Début juillet, l’INSEE alertait d’une hausse des décès, en mars et avril, deux fois plus forte pour les personnes nées à l’étranger (+48 %) que pour celles nées en France (+22 %), par rapport à la même période en 2019. Une hausse sensible pour les personnes nées au Maghreb (+54 %), ou dans le reste de l’Afrique (+114 %) et pour celles nées en Asie (+91 %). Plus que le pays d’origine, l’INSEE estime que ces inégalités face au Covid-19 sont surtout liées au statut socio-économique.
Un constat partagé par plusieurs études à l’étranger. Mais le Royaume-Uni a multiplié les études pour obtenir une analyse plus fine de ces différences. Une étude publiée le 19 juin dernier démontre ainsi qu’à statut économique égal, les populations noires ont un risque de décès dû au Covid-19 multiplié par 3,3 pour les hommes et 2,4 pour les femmes en comparaison avec les populations blanches. Ce risque est multiplié par environ 1,5 % pour les hommes originaires du Bangladesh, du Pakistan et de l’Inde. Un rapport complet de l’agence Public Health England sur l’impact du Covid-19 sur les communautés BAME (Black, Asian and Minority Ethnic), pointe pour sa part que « les populations chinoises, indiennes, pakistanaises, asiatiques en général, caribéennes et noires ont entre 10 et 50 % plus de risques de mourir du Covid-19 que les Britanniques blancs ».
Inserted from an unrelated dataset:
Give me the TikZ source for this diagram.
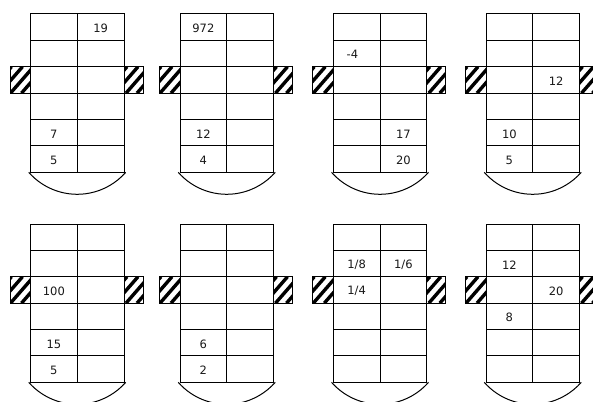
\documentclass[tikz,border=0pt]{standalone}
\usepackage{fontspec}
\setmainfont{DejaVu Sans}
\tikzset{
  gridline/.style={line width=1pt, draw=black},
  stripe/.style={line width=3.4pt, black},
  txt/.style={inner sep=0pt, font=\fontsize{11.5}{13}\selectfont, text=black!90},
}
\newcommand\drawpanel[2]{%
  \begin{scope}[shift={(#1,#2)}]
    % hatched blocks
    \begin{scope}
      \clip (-20.5,52.76) rectangle (0,79.14);
      \foreach \k in {-4,...,2} \draw[stripe] (\k*11+2,79.14) -- ++(23,-26.4);
    \end{scope}
    \draw[line width=0.8pt] (-20.5,52.76) rectangle (0,79.14);
    \begin{scope}
      \clip (93.5,52.76) rectangle (112.5,79.14);
      \foreach \k in {-4,...,2} \draw[stripe] (93.5+\k*11+2,79.14) -- ++(23,-26.4);
    \end{scope}
    \draw[line width=0.8pt] (93.5,52.76) rectangle (112.5,79.14);
    % grid
    \draw[gridline] (0,0) rectangle (93.5,158.3);
    \foreach \r in {1,...,5} \draw[gridline] (0,\r*26.38) -- (93.5,\r*26.38);
    \draw[gridline] (46.75,0) -- (46.75,158.3);
    % bow
    \draw[gridline] (-1.75,158.3) arc[start angle=138.8, end angle=41.2, radius=64.45];
  \end{scope}}
\newcommand\celltext[6]{% name, left, top, col, row, text
  \node[txt] (#1) at ({#2+(#4-0.5)*46.75},{#3+(#5-0.5)*26.38+1.2}) {#6};}
\begin{document}
\begin{tikzpicture}[x=1pt,y=-1pt]
  \useasboundingbox (0,0) rectangle (593,401);
  \fill[white] (0,0) rectangle (593,401);
  \drawpanel{30.5}{14}
  \drawpanel{180}{14}
  \drawpanel{333.3}{14}
  \drawpanel{486}{14}
  \drawpanel{30.5}{224}
  \drawpanel{180}{224}
  \drawpanel{333.3}{224}
  \drawpanel{486}{224}
  % panel 1 top
  \celltext{a1}{30.5}{14}{2}{1}{19}
  \celltext{a2}{30.5}{14}{1}{5}{7}
  \celltext{a3}{30.5}{14}{1}{6}{5}
  % panel 2 top
  \celltext{b1}{180}{14}{1}{1}{972}
  \celltext{b2}{180}{14}{1}{5}{12}
  \celltext{b3}{180}{14}{1}{6}{4}
  % panel 3 top
  \celltext{c1}{329}{14}{1}{2}{-4}
  \celltext{c2}{333.3}{14}{2}{5}{17}
  \celltext{c3}{333.3}{14}{2}{6}{20}
  % panel 4 top
  \celltext{d1}{486}{14}{2}{3}{12}
  \celltext{d2}{486}{14}{1}{5}{10}
  \celltext{d3}{486}{14}{1}{6}{5}
  % panel 1 bottom
  \celltext{e1}{30.5}{224}{1}{3}{100}
  \celltext{e2}{30.5}{224}{1}{5}{15}
  \celltext{e3}{30.5}{224}{1}{6}{5}
  % panel 2 bottom
  \celltext{f1}{180}{224}{1}{5}{6}
  \celltext{f2}{180}{224}{1}{6}{2}
  % panel 3 bottom
  \celltext{g1}{333.3}{224}{1}{2}{1/8}
  \celltext{g2}{333.3}{224}{2}{2}{1/6}
  \celltext{g3}{333.3}{224}{1}{3}{1/4}
  % panel 4 bottom
  \celltext{h1}{486}{224}{1}{2}{12}
  \celltext{h2}{486}{224}{2}{3}{20}
  \celltext{h3}{486}{224}{1}{4}{8}
\end{tikzpicture}
\end{document}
Des communautés traumatisées
À cette « inégalité raciale » pointée par le Dr Anthony Fauci, le M. Vaccin américain, s'ajoute une méfiance ancrée des minorités à l'égard de la vaccination. Au Royaume-Uni, la plus grande communauté africaine noire est originaire du Nigeria, un pays marqué par un essai mené en 1996 par Pfizer sur un vaccin contre la méningite sous couvert d’action humanitaire. Onze enfants sont décédés, des dizaines sont restés handicapés, les procédures judiciaires ont duré des années. Et que dire de la tristement célèbre étude de Tuskegee ? De 1932 à 1972, des médecins américains ont étudié l’évolution naturelle de la syphilis chez 600 hommes afro-américains pauvres dont les deux tiers étaient contaminés. Doit-on préciser que Tuskegee se trouve en Alabama, l’un des 13 États du sud des États-Unis où la ségrégation a été mise en place après l’abolition de l’esclavage et a duré, au moins juridiquement, jusqu’en 1964 ? Ces volontaires n’ont jamais bénéficié de traitement, pas même après la découverte de la pénicilline dans les années 1940. Seule issue positive de cette étude : elle est à l’origine des principes de bioéthique dans l’expérimentation humaine.
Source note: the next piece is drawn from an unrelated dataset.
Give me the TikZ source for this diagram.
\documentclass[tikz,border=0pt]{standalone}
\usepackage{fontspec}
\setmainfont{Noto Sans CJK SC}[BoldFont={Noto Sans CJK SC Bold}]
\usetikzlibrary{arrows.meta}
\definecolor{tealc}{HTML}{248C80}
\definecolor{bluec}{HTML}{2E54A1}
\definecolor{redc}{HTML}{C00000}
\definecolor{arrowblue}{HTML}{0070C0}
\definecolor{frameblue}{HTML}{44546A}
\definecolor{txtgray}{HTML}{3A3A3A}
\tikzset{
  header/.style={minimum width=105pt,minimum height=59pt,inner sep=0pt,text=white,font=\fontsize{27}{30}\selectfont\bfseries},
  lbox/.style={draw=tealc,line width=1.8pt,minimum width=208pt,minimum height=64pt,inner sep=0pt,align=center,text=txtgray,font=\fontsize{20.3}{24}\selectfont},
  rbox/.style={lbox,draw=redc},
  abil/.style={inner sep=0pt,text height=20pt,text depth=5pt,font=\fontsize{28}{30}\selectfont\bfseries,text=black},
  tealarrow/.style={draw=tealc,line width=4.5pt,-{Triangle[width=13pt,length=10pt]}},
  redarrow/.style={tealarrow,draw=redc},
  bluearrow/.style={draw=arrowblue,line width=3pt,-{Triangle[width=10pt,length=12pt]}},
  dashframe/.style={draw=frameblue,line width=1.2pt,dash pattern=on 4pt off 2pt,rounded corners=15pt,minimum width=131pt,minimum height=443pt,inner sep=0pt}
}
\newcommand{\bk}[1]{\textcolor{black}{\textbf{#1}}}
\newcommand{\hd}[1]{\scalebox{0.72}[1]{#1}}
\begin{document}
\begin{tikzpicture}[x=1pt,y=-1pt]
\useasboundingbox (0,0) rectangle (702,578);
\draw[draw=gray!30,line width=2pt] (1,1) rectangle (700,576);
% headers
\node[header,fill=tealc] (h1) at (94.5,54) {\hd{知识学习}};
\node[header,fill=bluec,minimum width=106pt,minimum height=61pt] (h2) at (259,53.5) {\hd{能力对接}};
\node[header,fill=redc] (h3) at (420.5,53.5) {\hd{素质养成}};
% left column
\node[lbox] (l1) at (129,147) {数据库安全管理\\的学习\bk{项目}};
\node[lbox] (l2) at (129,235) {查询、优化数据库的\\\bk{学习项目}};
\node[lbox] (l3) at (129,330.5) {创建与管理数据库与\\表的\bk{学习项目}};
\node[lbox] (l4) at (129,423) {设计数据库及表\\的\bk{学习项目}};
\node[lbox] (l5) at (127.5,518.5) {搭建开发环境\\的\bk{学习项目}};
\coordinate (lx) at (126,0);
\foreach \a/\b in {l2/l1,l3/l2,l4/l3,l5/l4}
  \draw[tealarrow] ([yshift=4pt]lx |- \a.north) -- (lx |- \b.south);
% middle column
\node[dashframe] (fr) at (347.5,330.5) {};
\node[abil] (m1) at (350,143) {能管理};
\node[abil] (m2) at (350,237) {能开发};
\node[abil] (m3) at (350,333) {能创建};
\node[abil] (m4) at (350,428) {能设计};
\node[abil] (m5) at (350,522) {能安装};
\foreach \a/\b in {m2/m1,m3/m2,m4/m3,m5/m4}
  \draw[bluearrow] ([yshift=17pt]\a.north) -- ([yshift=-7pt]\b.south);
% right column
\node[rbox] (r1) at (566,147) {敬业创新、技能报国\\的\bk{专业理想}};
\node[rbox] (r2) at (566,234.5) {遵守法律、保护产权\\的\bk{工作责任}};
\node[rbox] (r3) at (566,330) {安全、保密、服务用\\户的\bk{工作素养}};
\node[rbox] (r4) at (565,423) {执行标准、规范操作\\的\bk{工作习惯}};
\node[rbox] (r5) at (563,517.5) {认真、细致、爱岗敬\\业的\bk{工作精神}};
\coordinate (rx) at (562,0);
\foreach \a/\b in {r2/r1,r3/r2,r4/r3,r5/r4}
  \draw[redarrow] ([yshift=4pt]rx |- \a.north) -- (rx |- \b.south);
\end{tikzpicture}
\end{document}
Au Royaume-Uni, le Dr Nikita Kanani, l'une des responsables du service public de santé (NHS), évoque « des communautés entières traumatisées par des expériences inappropriées » menées dans le passé. Les données de la vaccination en cours pointe d'ailleurs que les personnes non blanches rencontrent plus de difficultés pour accéder au vaccin, les personnes noires de plus de 80 ans auraient même jusqu’à deux fois moins de chance de le recevoir.
Risque de mutations
C’est dans ce cadre que le gouvernement britannique a décidé de faire passer des messages par le biais des représentants des cultes et de célébrités noires ou asiatiques. Des centres de vaccination ont été mis en place dans des mosquées et les temples hindous, des représentants religieux rassurent les fidèles. Non, les vaccins ne contiennent ni porc, ni cellules souches fœtales. Et non, recevoir une dose de vaccin n’enfreindra pas le jeûne du Ramadan qui commence à la mi-avril. Non, les vaccins ne rendent pas stériles. Et non, « il n'y a pas de puce ou de tracker dans le vaccin pour regarder où vous allez, votre téléphone portable est bien plus efficace pour ça », déclare un humoriste britannique d’origine sri-lankaise dans un spot TV.
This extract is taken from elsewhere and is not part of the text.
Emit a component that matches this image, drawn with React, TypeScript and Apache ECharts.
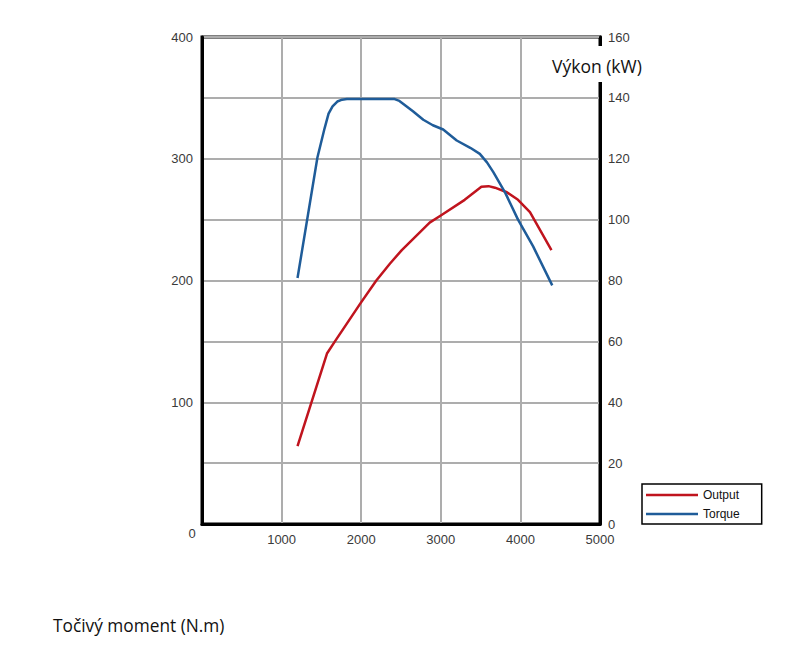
import React, { useEffect, useRef } from "react";
import * as echarts from "echarts";

const rpmTorque = [1200, 1450, 1540, 1590, 1640, 1700, 1760, 1820, 2000, 2200, 2420, 2480, 2530, 2650, 2780, 2900, 3030, 3200, 3370, 3490, 3580, 3660, 3810, 3970, 4160, 4400];
const torque = [202, 301, 325, 337, 343, 347, 348.5, 349, 349, 349, 349, 347.5, 345, 339, 332, 327.5, 324, 315, 309, 304, 297, 289, 272, 250, 228, 196];

const rpmOutput = [1200, 1570, 1670, 1990, 2190, 2360, 2510, 2860, 3010, 3300, 3510, 3600, 3680, 3830, 3970, 4120, 4390];
const output = [25.6, 56, 60, 72.5, 80, 85.5, 90, 99, 101.5, 106.5, 110.8, 111, 110.5, 109, 106.5, 102.5, 90];

const seriesNames = ["Output", "Torque"];
const rightAxisTitle = "Výkon (kW)";
const bottomTitle = "Točivý moment (N.m)";

export default function App() {
  const ref = useRef<HTMLDivElement>(null);
  useEffect(() => {
    if (!ref.current) return;
    const chart = echarts.init(ref.current, undefined, { renderer: "svg" });
    const labelStyle = { color: "#3a3a3a", fontSize: 13, fontFamily: "Liberation Sans, Arial, sans-serif" };
    chart.setOption({
      animation: false,
      backgroundColor: "#fff",
      grid: {
        left: 202, right: 200, top: 37, bottom: 127,
        show: true, borderColor: "#000", borderWidth: 3,
      },
      legend: {
        orient: "vertical",
        left: 642, top: 484,
        icon: "rect",
        itemWidth: 52, itemHeight: 2.5, itemGap: 7,
        padding: [5, 22, 4, 4],
        borderColor: "#000", borderWidth: 1.5,
        backgroundColor: "#fff",
        data: seriesNames,
        textStyle: { color: "#111", fontSize: 12, fontFamily: "Liberation Sans, Arial, sans-serif" },
      },
      xAxis: {
        type: "value", min: 0, max: 5000, interval: 1000,
        axisLine: { show: true, lineStyle: { color: "#000", width: 3 } },
        axisTick: { show: false },
        axisLabel: { ...labelStyle, margin: 9, showMinLabel: false, formatter: (v: number) => String(v) },
        splitLine: { show: true, lineStyle: { color: "#adadad", width: 2 } },
      },
      yAxis: [
        {
          type: "value", min: 0, max: 400, interval: 50,
          axisLine: { show: true, lineStyle: { color: "#000", width: 3 } },
          axisTick: { show: false },
          axisLabel: {
            ...labelStyle, margin: 9, showMinLabel: false,
            formatter: (v: number) => (v % 100 === 0 ? String(v) : ""),
          },
          splitLine: { show: true, lineStyle: { color: "#adadad", width: 2 } },
        },
        {
          type: "value", min: 0, max: 160, interval: 20, position: "right",
          axisLine: { show: true, lineStyle: { color: "#000", width: 3 } },
          axisTick: { show: false },
          axisLabel: { ...labelStyle, margin: 8, formatter: (v: number) => String(v) },
          splitLine: { show: false },
        },
      ],
      series: [
        {
          name: "Output", type: "line", yAxisIndex: 1,
          data: rpmOutput.map((x, i) => [x, output[i]]),
          symbol: "none", smooth: false,
          lineStyle: { color: "#c0141e", width: 2.5, join: "round" },
          itemStyle: { color: "#c0141e" },
          z: 3,
        },
        {
          name: "Torque", type: "line", yAxisIndex: 0,
          data: rpmTorque.map((x, i) => [x, torque[i]]),
          symbol: "none", smooth: false,
          lineStyle: { color: "#1f5c99", width: 2.5, join: "round" },
          itemStyle: { color: "#1f5c99" },
          z: 4,
        },
      ],
      graphic: [
        { type: "rect", shape: { x: 549, y: 46, width: 100, height: 36 }, style: { fill: "#fff" }, z: 100 },
        {
          type: "text", x: 552, y: 57, z: 101,
          style: { text: rightAxisTitle, fill: "#111", fontSize: 17.5, fontFamily: "Open Sans, Noto Sans, sans-serif" },
        },
        {
          type: "text", x: 192, y: 533, z: 101,
          style: { text: "0", fill: "#3a3a3a", fontSize: 13, fontFamily: "Liberation Sans, Arial, sans-serif", align: "center", verticalAlign: "middle" },
        },
        {
          type: "text", x: 53, y: 617, z: 101,
          style: { text: bottomTitle, fill: "#111", fontSize: 17.3, fontFamily: "Open Sans, Noto Sans, sans-serif" },
        },
      ],
    });
    return () => chart.dispose();
  }, []);
  return <div ref={ref} style={{ position: "fixed", left: 0, top: 0, width: 800, height: 651 }} />;
}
Outre-Atlantique, plusieurs États américains, comme le Nouveau-Mexique ou l’Oregon, donnent la priorité à la vaccination aux populations noires, hispaniques et amérindiennes, les considérant comme plus vulnérables face au Covid-19. La Californie s’est engagée à vacciner de manière équitable toutes les communautés. À San Francisco, par exemple, des centres de vaccination ont ouvert dans des quartiers historiquement noirs et hispaniques, ils sont accessibles tard le soir, sans prise de rendez-vous et sont dotés de traducteurs.
Le but des gouvernements est d’éviter à tout prix des poches de résistance dangereuses. Début décembre, le taux d'infection au sein de la communauté juive hassidique dans le quartier de Stamford Hill, à Londres, était de 64 %, l'un des taux les plus élevés enregistrés au monde. Or davantage de contaminations dans des communautés isolées signifie davantage de risques de mutations.